Defense Secretary Robert M. Gates met with President Hu Jintao of China in Beijing on Tuesday.


Defense Secretary Robert M. Gates warned Tuesday that North Korea was within five years of being able to strike the continental United States with an intercontinental ballistic missile, and said that, combined with its expanding nuclear program, the country “is becoming a direct threat to the United States.”



Mr. Gates is a former director of the C.I.A., and his statement, officials said, reflected both a new assessment by American intelligence officials and his own concern that Washington had consistently underestimated the pace at which the North was developing nuclear and missile technologies.

It is unclear how recent the new assessment may be, but Mr. Gates’ remarks, made just an hour after he met with Hu Jintao, China’s president, may have been partly intended to convince China that the Obama administration no longer regards the North as a concern only in the region. The administration has increasingly put pressure on China to try to persuade North Korea, a longtime China ally, to give up its nuclear weapons program.

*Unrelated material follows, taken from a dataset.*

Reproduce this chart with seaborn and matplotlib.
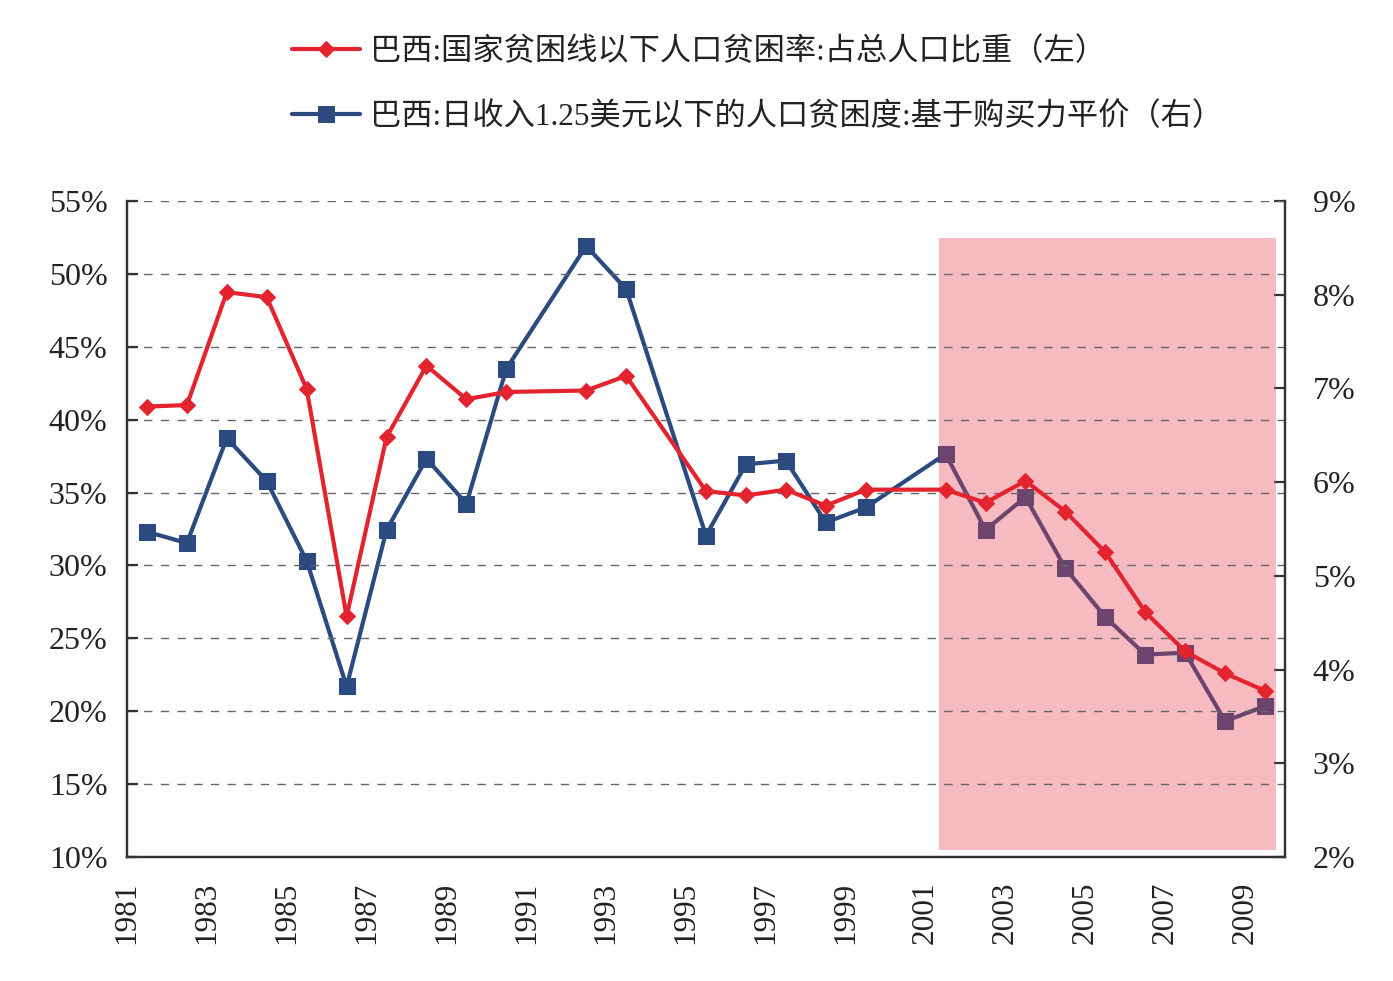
import numpy as np
import pandas as pd
import matplotlib
matplotlib.use("Agg")
import matplotlib.pyplot as plt
import seaborn as sns
from matplotlib.patches import Rectangle
from matplotlib.ticker import FuncFormatter, MultipleLocator

# ── Data ─────────────────────────────────────────────────────────────────────
years = [1981, 1982, 1983, 1984, 1985, 1986, 1987, 1988, 1989, 1990, 1992, 1993,
         1995, 1996, 1997, 1998, 1999, 2001, 2002, 2003, 2004, 2005, 2006, 2007,
         2008, 2009]
national_line = [40.9, 41.0, 48.75, 48.4, 42.1, 26.5, 38.8, 43.7, 41.4, 41.9, 42.0, 43.0,
                 35.1, 34.8, 35.2, 34.1, 35.2, 35.2, 34.3, 35.8, 33.7, 30.9, 26.8, 24.1,
                 22.6, 21.4]
ppp_125 = [5.47, 5.35, 6.47, 6.01, 5.16, 3.82, 5.49, 6.25, 5.77, 7.21, 8.52, 8.06,
           5.43, 6.19, 6.23, 5.57, 5.73, 6.30, 5.49, 5.84, 5.08, 4.56, 4.16, 4.18,
           3.45, 3.61]
label_left = "巴西:国家贫困线以下人口贫困率:占总人口比重（左）"
label_right = "巴西:日收入1.25美元以下的人口贫困度:基于购买力平价（右）"
highlight = (2001.33, 2009.78)

df = pd.DataFrame({"year": years, "left": national_line, "right": ppp_125})
df["x"] = df["year"] + 0.5  # points sit between the year ticks

RED = "#e3242f"
BLUE = "#2b4a7f"
SERIF = ["Liberation Serif", "Noto Sans CJK SC"]

sns.set_style("white")
plt.rcParams["font.family"] = SERIF

fig = plt.figure(figsize=(13.93, 9.81), dpi=100)
# primary axes carries the blue series (right scale) so it sits under the shading
ax_r = fig.add_axes([127 / 1393, 1 - 857 / 981, (1285 - 127) / 1393, (857 - 201) / 981])
ax_l = ax_r.twinx()
ax_r.yaxis.tick_right()
ax_r.yaxis.set_label_position("right")
ax_l.yaxis.tick_left()
ax_l.yaxis.set_label_position("left")

sns.lineplot(data=df, x="x", y="right", ax=ax_r, color=BLUE, lw=3, marker="s",
             markersize=11, markeredgecolor=BLUE, label=label_right, legend=False)
ax_l.add_patch(Rectangle((highlight[0], 10.5), highlight[1] - highlight[0], 52.45 - 10.5,
                         facecolor=(0.91, 0.23, 0.31), alpha=0.35, lw=0, zorder=1))
sns.lineplot(data=df, x="x", y="left", ax=ax_l, color=RED, lw=3, marker="D",
             markersize=8.5, markeredgecolor=RED, label=label_left, legend=False, zorder=3)

ax_l.set_ylim(10, 55)
ax_r.set_ylim(2, 9)
ax_r.set_xlim(1981, 2010)
ax_l.yaxis.set_major_locator(MultipleLocator(5))
ax_r.yaxis.set_major_locator(MultipleLocator(1))
ax_l.yaxis.set_major_formatter(FuncFormatter(lambda v, p: f"{v:.0f}%"))
ax_r.yaxis.set_major_formatter(FuncFormatter(lambda v, p: f"{v:.0f}%"))
ax_r.set_xticks(range(1981, 2010, 2))
ax_r.set_xticklabels([str(y) for y in range(1981, 2010, 2)], rotation=90)

ax_l.set_axisbelow("line")
ax_l.grid(axis="y", color="#666666", ls=(0, (6, 6)), lw=1)
ax_r.grid(False)
ax_l.grid(axis="x", visible=False)

for a in (ax_l, ax_r):
    a.set_xlabel("")
    a.set_ylabel("")
    for side in ("left", "right", "bottom"):
        a.spines[side].set_visible(True)
        a.spines[side].set_color("#333333")
        a.spines[side].set_linewidth(1.6)
    a.spines["top"].set_visible(False)
    a.tick_params(direction="in", length=8, width=1.6, color="#333333",
                  labelsize=23, labelcolor="#222222", pad=14)
ax_r.tick_params(axis="x", labelsize=22.5, pad=18)
ax_r.tick_params(axis="y", pad=20)
ax_l.tick_params(axis="y", pad=14)

handles = ax_l.get_lines()[:1] + ax_r.get_lines()[:1]
fig.legend(handles, [label_left, label_right], loc="upper left",
           bbox_to_anchor=(276 / 1393, 1 - 22 / 981), frameon=False,
           prop={"family": SERIF, "size": 22.5}, handlelength=2.2,
           handletextpad=0.3, labelspacing=1.1, borderpad=0, labelcolor="#222222")

plt.savefig("out.png", dpi=100)
plt.close()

“The Chinese are always talking about their ‘core interests’ and threats they may have to respond to,” said one American official deeply involved in North Korea strategy. “They needed to hear that we have a few, too.”

In comments to reporters during a visit to Beijing, Mr. Gates said he was worried that within a relatively short time frame North Korea would simultaneously continue to develop nuclear weapons and intercontinental ballistic missiles. That combination, he said, had increased the need for pressure on North Korea, particularly if there is another provocation on South Korea by the North like the deadly shelling of a South Korean island in November.